‘Better Call Saul’ sticks to cable

The prequel to ‘Breaking Bad’ calls viewers to leave behind binge-watching habits


Courtesy of IMDb

‘Better Call Saul’ continues the legacy that ‘Breaking Bad’ began.

Conor Metzger, Staff Writer

“Whatever happens next, it’s not going to go down the way you think it is.” This sentence ends the trailer for the sixth season of “Better Call Saul”, the hit AMC show that has captivated millions. Anticipation has been building, with many excited for the final sendoff of the infamous character Saul Goodman. 

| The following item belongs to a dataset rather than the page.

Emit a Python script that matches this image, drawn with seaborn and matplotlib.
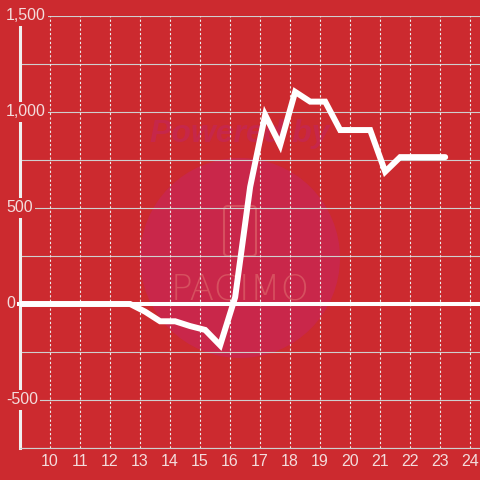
import matplotlib
matplotlib.use("Agg")
import matplotlib.pyplot as plt
from matplotlib.patches import Circle, FancyBboxPatch
import seaborn as sns
import pandas as pd

# Datos de la serie (hora del día vs. valor)
hours = [8.67, 9.17, 9.67, 10.17, 10.67, 11.17, 11.67, 12.17, 12.67, 13.17,
         13.67, 14.17, 14.67, 15.17, 15.67, 16.17, 16.67, 17.17, 17.67, 18.17,
         18.67, 19.17, 19.67, 20.17, 20.67, 21.17, 21.67, 22.17, 22.67, 23.17]
values = [0, 0, 0, 0, 0, 0, 0, 0, 0, -40,
          -90, -90, -115, -135, -215, 35, 610, 985, 828, 1105,
          1054, 1054, 906, 906, 906, 689, 765, 765, 765, 765]

x_ticks = list(range(10, 25))
y_ticks = [-500, 0, 500, 1000, 1500]
y_tick_labels = ["-500", "0", "500", "1,000", "1,500"]

BG = "#CC2A2F"
TXT = "#F3DCDC"

sns.set_theme(style="white")
plt.rcParams["font.family"] = ["Liberation Sans", "DejaVu Sans"]

fig = plt.figure(figsize=(4.8, 4.8), dpi=100, facecolor=BG)
ax = fig.add_axes([20 / 480, 32 / 480, 460 / 480, 432 / 480])
ax.set_facecolor(BG)

# Marca de agua (dentro del eje para que quede debajo de la línea)
ft = fig.transFigure
ax.add_patch(Circle((0.5, 1 - 258 / 480), 100 / 480, transform=ft,
                    facecolor="#C9274A", edgecolor="none", zorder=0.2, clip_on=False))
ax.text(0.5, 1 - 134 / 480, "Powered by", transform=ft, ha="center", va="center",
        fontsize=23, fontstyle="italic", fontweight="bold", color="#C6274A",
        zorder=0.3, clip_on=False)
ax.add_patch(FancyBboxPatch((224 / 480, 1 - 256 / 480), 32 / 480, 50 / 480,
                            boxstyle="round,pad=0,rounding_size=0.008",
                            transform=ft, facecolor="none",
                            edgecolor="#D6505F", lw=1.5, zorder=0.3, clip_on=False))
ax.text(0.5, 1 - 289 / 480, "PACIMO", transform=ft, ha="center", va="center",
        fontsize=26, fontfamily="DejaVu Sans", fontweight="light", color="#D6505F",
        zorder=0.3, clip_on=False)

# Rejilla
for v in range(-750, 1501, 250):
    ax.axhline(v, color="#CFCFCF", lw=0.8, zorder=1)
for h in x_ticks:
    ax.axvline(h, color="#EDEDED", lw=0.8, ls=(0, (2, 2)), zorder=1)

# Línea del cero
ax.axhline(0, xmin=-0.007, xmax=1, color="white", lw=2.9, zorder=2, clip_on=False)

df = pd.DataFrame({"hour": hours, "value": values})
sns.lineplot(data=df, x="hour", y="value", ax=ax, color="white", lw=4.3,
             zorder=3, solid_joinstyle="miter")

ax.set_xlim(9, 24.33)
ax.set_ylim(-750, 1500)
ax.set_xticks(x_ticks)
ax.set_xticklabels([str(t) for t in x_ticks])
ax.set_yticks([])
ax.set_xlabel("")
ax.set_ylabel("")
ax.tick_params(axis="x", length=0, pad=4, labelsize=11.5, labelcolor=TXT)

for s in ["top", "right"]:
    ax.spines[s].set_visible(False)
ax.spines["bottom"].set_color("#CFCFCF")
ax.spines["bottom"].set_linewidth(0.8)
ax.spines["left"].set_color("#F0F0F0")
ax.spines["left"].set_linewidth(2.2)

# Etiquetas del eje Y dentro del gráfico, con fondo
for v, lab in zip(y_ticks, y_tick_labels):
    ax.text(-14 / 460, v, lab, transform=ax.get_yaxis_transform(), ha="left",
            va="center", fontsize=11.5, color=TXT, zorder=10,
            bbox=dict(facecolor=BG, edgecolor="none", pad=1.5))

fig.savefig("out.png", dpi=100, facecolor=BG)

The show itself is a prequel to what is possibly the greatest mark of the “Golden Age of Television” — “Breaking Bad”. But, instead of exploring the high-stakes world of meth, “Better Call Saul” focuses on litigation and sibling rivalry. This series quickly became a hit to audiences and critics alike, albeit with some early questioning as to how “Breaking Bad” could be topped.

Although I was originally a skeptic, I became invested after watching the season one episode “Five-O”, in which Jonathan Banks’ character, Mike Ehrmantraut, delivers the gut-wrenching “I broke my boy” monologue. This scene made me realize how little I knew about some of my favorite “Breaking Bad” characters. That made me choose to tune in every week to catch the new episode, something unheard of in today’s modern world of binge-watching. 

Let’s not leave TV-watching traditions behind and instead move back to a time when we could all find common joy in the shows we love so much. ”

“Breaking Bad” owes its popularity partly to its addition to Netflix. Viewers quickly took note of the show and began turning on their TVs to catch the new season after they had binged on the streaming service. Since then, “Breaking Bad” and “Better Call Saul” have continued to appear on Netflix, both remaining popular with the addition of each new season.

However, “Better Call Saul” does not add new episodes to Netflix until the beginning of its next season. Even now, viewers cannot watch season five of “Better Call Saul” on Netflix, which aired in early 2020. Many people don’t want to wait that long to watch the new season, which is why “Better Call Saul” is projected to have successful ratings this spring — even with the end of cable television becoming more of a reality every day. This begs the question — is “Better Call Saul” the last great cable TV show? 

I sure think so. People no longer have the drive or the discipline to watch something every week at a specific time. The allure of “watch anywhere — anytime” is too strong to allow people to do anything differently. For this reason, we are missing out on what used to be a great event watching television.

This is partly why some streaming series are adopting weekly episode releases — to keep audiences in suspense and the conversation surrounding their services lasting longer than a couple of weeks, which is the average cultural lifespan of a hit streaming series.

Honestly, if you want to know what really brings people together, it’s not a common enemy but rather something in which we can all find joy. Streaming services are a signifier of a lonelier time in television history, of which I am terrified. Even today, I try to organize “watch parties” for some shows just to participate in the communal aspect that TV can bring. Watching TV alone after a long day can be a good thing, but making a habit of it can be detrimental to one’s mental health. 

I encourage you to look at how much TV you are watching with friends. Also — with the rise of movies skipping theaters and going straight to streaming — we should be mindful of the loss of community that accompanies a change in our consumption of media. 

I know I have already planned for my group of friends to tune in for the new episodes of “Better Call Saul”, and I encourage you to find something to watch with your own friends. Let’s not leave TV-watching traditions behind and instead move back to a time when we could all find common joy in the shows we love so much.